(The exercise) Pictures stay out of this copy, which runs from the first line of the material through the line containing "(8,6) rectangle (453,1621);".

▽

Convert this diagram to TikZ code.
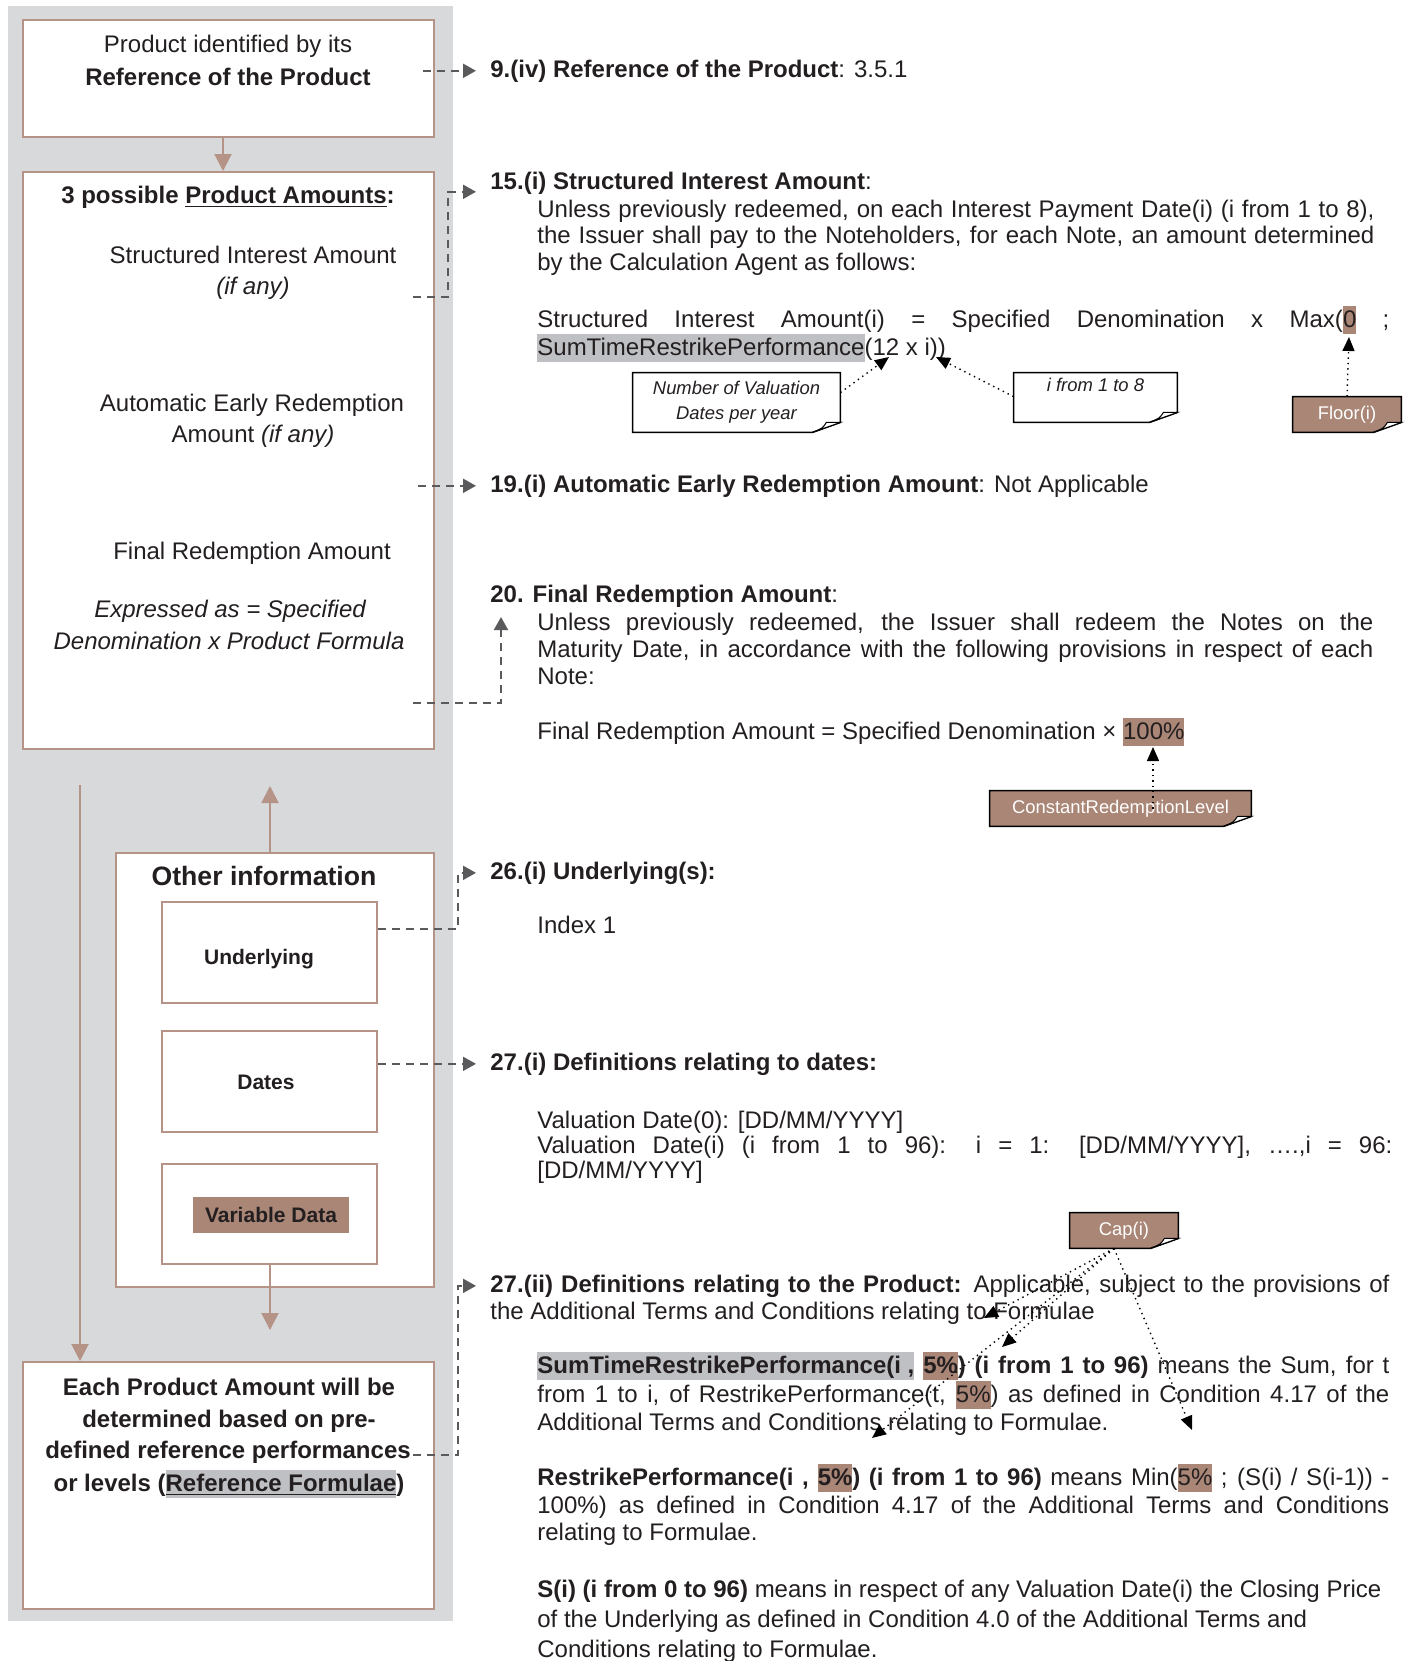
\documentclass[tikz,border=0pt]{standalone}
\usepackage{fontspec}
\setmainfont{Liberation Sans}
\usetikzlibrary{arrows.meta,backgrounds}
\definecolor{panelgray}{RGB}{216,217,219}
\definecolor{framebrown}{RGB}{181,147,135}
\definecolor{tagbrown}{RGB}{170,134,119}
\definecolor{markgray}{RGB}{191,192,195}
\definecolor{linkgray}{RGB}{90,90,92}
\definecolor{ink}{RGB}{35,31,32}
\newcommand{\hlb}[1]{{\setlength{\fboxsep}{0pt}\colorbox{tagbrown}{\rule[-3.5pt]{0pt}{14pt}#1}}}
\newcommand{\hlg}[1]{{\setlength{\fboxsep}{0pt}\colorbox{markgray}{\rule[-3.5pt]{0pt}{14pt}#1}}}
\newcommand{\jline}[2]{\makebox[#1][s]{#2}}
\newcommand{\notefold}[2]{%
	\draw[line width=0.8pt,fill=#2] (#1.north west) -- (#1.north east) -- ([yshift=5pt]#1.south east)
		-- ([xshift=-14pt]#1.south east) -- (#1.south west) -- cycle;
	\draw[line width=0.5pt,fill=white] ([xshift=-14pt]#1.south east)
		.. controls ([xshift=-9pt,yshift=2pt]#1.south east) .. ([xshift=-7pt,yshift=5pt]#1.south east)
		-- ([yshift=5pt]#1.south east) -- cycle;}
\tikzset{
	txt/.style={anchor=base west,inner sep=0pt,text=ink,font=\fontsize{12}{14}\selectfont},
	ctxt/.style={anchor=base,inner sep=0pt,text=ink,font=\fontsize{12}{14}\selectfont},
	panelbox/.style={draw=framebrown,line width=1pt,fill=white,inner sep=0pt},
	callout/.style={inner sep=0pt,align=center,text=ink,font=\fontsize{9.2}{12.5}\selectfont\itshape},
	tag/.style={inner sep=0pt,align=center,text=white,font=\fontsize{9.2}{12.5}\selectfont},
	link/.style={draw=linkgray,line width=1pt,dash pattern=on 4pt off 3pt,-{Triangle[length=6.5pt,width=7pt]}},
	flow/.style={draw=framebrown,line width=1pt,-{Triangle[length=8.5pt,width=8.5pt]}},
	pointer/.style={draw=black,line width=0.7pt,dotted,-{Triangle[length=7pt,width=6pt]}}
}
\begin{document}
\begin{tikzpicture}[x=0.5pt,y=-0.5pt]
	\useasboundingbox (0,0) rectangle (1409,1661);
	\fill[panelgray] (8,6) rectangle (453,1621);

	\node[panelbox,minimum width=205.5pt,minimum height=58.5pt] (prodref) at (228.5,78.5) {};
	\node[panelbox,minimum width=205.5pt,minimum height=288.5pt] (amounts) at (228.5,460.5) {};
	\node[panelbox,minimum width=159pt,minimum height=217pt] (other) at (275,1070) {};
	\node[panelbox,minimum width=107.5pt,minimum height=50.5pt] (underbox) at (269.5,952.5) {};
	\node[panelbox,minimum width=107.5pt,minimum height=50.5pt] (datesbox) at (269.5,1081.5) {};
	\node[panelbox,minimum width=107.5pt,minimum height=50pt] (varbox) at (269.5,1214) {};
	\node[fill=tagbrown,inner sep=0pt,minimum width=78pt,minimum height=18pt,text=ink,
		font=\fontsize{10.5}{12}\selectfont\bfseries] (vardata) at (271,1215) {Variable Data};
	\node[panelbox,minimum width=205.5pt,minimum height=123.5pt] (basis) at (228.5,1485.5) {};

	\node[ctxt] (pi1) at (228,52) {Product identified by its};
	\node[ctxt,font=\fontsize{12}{14}\selectfont\bfseries] (pi2) at (228,85) {Reference of the Product};
	\node[ctxt,font=\fontsize{12}{14}\selectfont\bfseries] (am0) at (228,203) {3 possible \underline{Product Amounts}:};
	\node[ctxt] (am1) at (253,263) {Structured Interest Amount};
	\node[ctxt] (am2) at (253,294) {\itshape (if any)};
	\node[ctxt] (am3) at (252,411) {Automatic Early Redemption};
	\node[ctxt] (am4) at (253,442) {Amount \textit{(if any)}};
	\node[ctxt] (am5) at (252,559) {Final Redemption Amount};
	\node[ctxt,font=\fontsize{12}{14}\selectfont\itshape] (am6) at (230,617) {Expressed as = Specified};
	\node[ctxt,font=\fontsize{12}{14}\selectfont\itshape] (am7) at (229,649) {Denomination x Product Formula};
	\node[ctxt,font=\fontsize{13.3}{16}\selectfont\bfseries] (ot0) at (264,885) {Other information};
	\node[ctxt,font=\fontsize{10.5}{12}\selectfont\bfseries] (ot1) at (259,964) {Underlying};
	\node[ctxt,font=\fontsize{10.5}{12}\selectfont\bfseries] (ot2) at (266,1089) {Dates};
	\node[ctxt,font=\fontsize{12}{14}\selectfont\bfseries] (ba1) at (229,1395) {Each Product Amount will be};
	\node[ctxt,font=\fontsize{12}{14}\selectfont\bfseries] (ba2) at (229,1427) {determined based on pre-};
	\node[ctxt,font=\fontsize{12}{14}\selectfont\bfseries] (ba3) at (228,1458) {defined reference performances};
	\node[ctxt,font=\fontsize{12}{14}\selectfont\bfseries] (ba4) at (229,1491) {or levels (\hlg{\underline{Reference Formulae}})};

	\draw[flow] ([xshift=-2.75pt]prodref.south) -- ([xshift=-2.75pt]amounts.north);
	\coordinate (lefttop) at (80,785);
	\draw[flow] (lefttop) -- (lefttop |- basis.north);
	\coordinate (uptip) at (270,786);
	\draw[flow] (uptip |- other.north) -- (uptip);
	\coordinate (downtip) at (270,1330);
	\draw[flow] (downtip |- varbox.south) -- (downtip);

	\node[txt] (h9) at (490,77) {{\bfseries 9.(iv) Reference of the Product}: 3.5.1};
	\node[txt] (h15) at (490,189) {{\bfseries 15.(i) Structured Interest Amount}:};
	\node[txt] (b15a) at (537,217) {\jline{418.5pt}{Unless previously redeemed, on each Interest Payment Date(i) (i from 1 to 8),}};
	\node[txt] (b15b) at (537,243) {\jline{418.5pt}{the Issuer shall pay to the Noteholders, for each Note, an amount determined}};
	\node[txt] (b15c) at (537,270) {by the Calculation Agent as follows:};
	\node[txt] (f15a) at (537,327) {\jline{426pt}{Structured Interest Amount(i) = Specified Denomination x Max(\hlb{0} ;}};
	\node[txt] (f15b) at (537,355) {\hlg{SumTimeRestrikePerformance}(12 x i))};

	\node[txt] (h19) at (490,492) {{\bfseries 19.(i) Automatic Early Redemption Amount}: Not Applicable};
	\node[txt] (h20) at (490,602) {{\bfseries 20. Final Redemption Amount}:};
	\node[txt] (b20a) at (537,630) {\jline{418pt}{Unless previously redeemed, the Issuer shall redeem the Notes on the}};
	\node[txt] (b20b) at (537,657) {\jline{418pt}{Maturity Date, in accordance with the following provisions in respect of each}};
	\node[txt] (b20c) at (537,684) {Note:};
	\node[txt] (f20) at (537,739) {Final Redemption Amount = Specified Denomination × \hlb{100\%}};

	\node[txt] (h26) at (490,879) {\bfseries 26.(i) Underlying(s):};
	\node[txt] (b26) at (537,933) {Index 1};
	\node[txt] (h27) at (490,1070) {\bfseries 27.(i) Definitions relating to dates:};
	\node[txt] (d27a) at (537,1128) {Valuation Date(0): [DD/MM/YYYY]};
	\node[txt] (d27b) at (537,1153) {\jline{427.5pt}{Valuation Date(i) (i from 1 to 96): i = 1: [DD/MM/YYYY], ….,i = 96:}};
	\node[txt] (d27c) at (537,1178) {[DD/MM/YYYY]};

	\node[txt] (h27b) at (490,1292) {\jline{449.5pt}{{\bfseries 27.(ii) Definitions relating to the Product:} Applicable, subject to the provisions of}};
	\node[txt] (b27b) at (490,1319) {the Additional Terms and Conditions relating to Formulae};
	\node[txt] (s1a) at (537,1373) {\jline{426pt}{\hlg{\bfseries SumTimeRestrikePerformance(i ,} \hlb{\bfseries 5\%}{\bfseries ) (i from 1 to 96)} means the Sum, for t}};
	\node[txt] (s1b) at (537,1402) {\jline{426pt}{from 1 to i, of RestrikePerformance(t, \hlb{5\%}) as defined in Condition 4.17 of the}};
	\node[txt] (s1c) at (537,1430) {Additional Terms and Conditions relating to Formulae.};
	\node[txt] (r1a) at (537,1485) {\jline{426pt}{{\bfseries RestrikePerformance(i , \hlb{5\%}) (i from 1 to 96)} means Min(\hlb{5\%} ; (S(i) / S(i-1)) -}};
	\node[txt] (r1b) at (537,1513) {\jline{426pt}{100\%) as defined in Condition 4.17 of the Additional Terms and Conditions}};
	\node[txt] (r1c) at (537,1540) {relating to Formulae.};
	\node[txt] (si1) at (537,1597) {{\bfseries S(i) (i from 0 to 96)} means in respect of any Valuation Date(i) the Closing Price};
	\node[txt] (si2) at (537,1627) {of the Underlying as defined in Condition 4.0 of the Additional Terms and};
	\node[txt] (si3) at (537,1657) {Conditions relating to Formulae.};

	\coordinate (s15) at (413,297);
	\coordinate (s20) at (413,703);
	\coordinate (t20) at (501,617);
	\coordinate (s27) at (413,1455);
	\draw[link] ([xshift=-33.5pt]h9.west) -- ([xshift=-7pt]h9.west);
	\draw[link] (s15) -| ([xshift=-21pt,yshift=-4.5pt]h15.west) -- ([xshift=-7pt,yshift=-4.5pt]h15.west);
	\draw[link] ([xshift=-36pt]h19.west) -- ([xshift=-7pt]h19.west);
	\draw[link] (s20) -| (t20);
	\draw[link] ([yshift=11.75pt]underbox.east) -| ([xshift=-16pt]h26.west) -- ([xshift=-7pt]h26.west);
	\draw[link] (datesbox.east |- h27.west) -- ([xshift=-7pt]h27.west);
	\draw[link] (s27) -| ([xshift=-16pt]h27b.west) -- ([xshift=-7pt]h27b.west);

	\node[callout,minimum width=103.5pt,minimum height=29.5pt] (nvd) at (736.5,402.5) {Number of Valuation\\Dates per year};
	\node[callout,minimum width=81.5pt,minimum height=24.5pt] (ifrom) at (1095.5,397.5) {i from 1 to 8\\~};
	\node[tag,minimum width=54pt,minimum height=17.5pt] (floor) at (1347,414.5) {Floor(i)};
	\node[tag,minimum width=130.5pt,minimum height=17.5pt] (crl) at (1120.5,808.5) {ConstantRedemptionLevel};
	\node[tag,minimum width=54pt,minimum height=17.5pt] (cap) at (1124,1230.5) {Cap(i)};
	\begin{scope}[on background layer]
		\notefold{nvd}{white}
		\notefold{ifrom}{white}
		\notefold{floor}{tagbrown}
		\notefold{crl}{tagbrown}
		\notefold{cap}{tagbrown}
	\end{scope}

	\coordinate (p12) at (889,357);
	\coordinate (pi) at (936,357);
	\coordinate (p0) at (1349,337);
	\coordinate (p100) at (1153,747);
	\coordinate (pc1) at (984,1318);
	\coordinate (pc2) at (1002,1347);
	\coordinate (pc3) at (872,1438);
	\coordinate (pc4) at (1192,1430);
	\draw[pointer] ([yshift=-10pt]nvd.north east) -- (p12);
	\draw[pointer] ([yshift=-12pt]ifrom.north west) -- (pi);
	\draw[pointer] (floor.north) -- (p0);
	\draw[pointer] ([xshift=16.25pt]crl.center) -- (p100);
	\foreach \t in {pc1,pc2,pc3,pc4}
		\draw[pointer] ([xshift=-5pt]cap.south) -- (\t);
\end{tikzpicture}
\end{document}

△

(Result of this task)
Convert this diagram to TikZ code.
\documentclass[tikz,border=0pt]{standalone}
\usepackage{fontspec}
\setmainfont{Liberation Sans}
\usetikzlibrary{arrows.meta,backgrounds}
\definecolor{panelgray}{RGB}{216,217,219}
\definecolor{framebrown}{RGB}{181,147,135}
\definecolor{tagbrown}{RGB}{170,134,119}
\definecolor{markgray}{RGB}{191,192,195}
\definecolor{linkgray}{RGB}{90,90,92}
\definecolor{ink}{RGB}{35,31,32}
\newcommand{\hlb}[1]{{\setlength{\fboxsep}{0pt}\colorbox{tagbrown}{\rule[-3.5pt]{0pt}{14pt}#1}}}
\newcommand{\hlg}[1]{{\setlength{\fboxsep}{0pt}\colorbox{markgray}{\rule[-3.5pt]{0pt}{14pt}#1}}}
\newcommand{\jline}[2]{\makebox[#1][s]{#2}}
\newcommand{\notefold}[2]{%
	\draw[line width=0.8pt,fill=#2] (#1.north west) -- (#1.north east) -- ([yshift=5pt]#1.south east)
		-- ([xshift=-14pt]#1.south east) -- (#1.south west) -- cycle;
	\draw[line width=0.5pt,fill=white] ([xshift=-14pt]#1.south east)
		.. controls ([xshift=-9pt,yshift=2pt]#1.south east) .. ([xshift=-7pt,yshift=5pt]#1.south east)
		-- ([yshift=5pt]#1.south east) -- cycle;}
\tikzset{
	txt/.style={anchor=base west,inner sep=0pt,text=ink,font=\fontsize{12}{14}\selectfont},
	ctxt/.style={anchor=base,inner sep=0pt,text=ink,font=\fontsize{12}{14}\selectfont},
	panelbox/.style={draw=framebrown,line width=1pt,fill=white,inner sep=0pt},
	callout/.style={inner sep=0pt,align=center,text=ink,font=\fontsize{9.2}{12.5}\selectfont\itshape},
	tag/.style={inner sep=0pt,align=center,text=white,font=\fontsize{9.2}{12.5}\selectfont},
	link/.style={draw=linkgray,line width=1pt,dash pattern=on 4pt off 3pt,-{Triangle[length=6.5pt,width=7pt]}},
	flow/.style={draw=framebrown,line width=1pt,-{Triangle[length=8.5pt,width=8.5pt]}},
	pointer/.style={draw=black,line width=0.7pt,dotted,-{Triangle[length=7pt,width=6pt]}}
}
\begin{document}
\begin{tikzpicture}[x=0.5pt,y=-0.5pt]
	\useasboundingbox (0,0) rectangle (1409,1661);
	\fill[panelgray] (8,6) rectangle (453,1621);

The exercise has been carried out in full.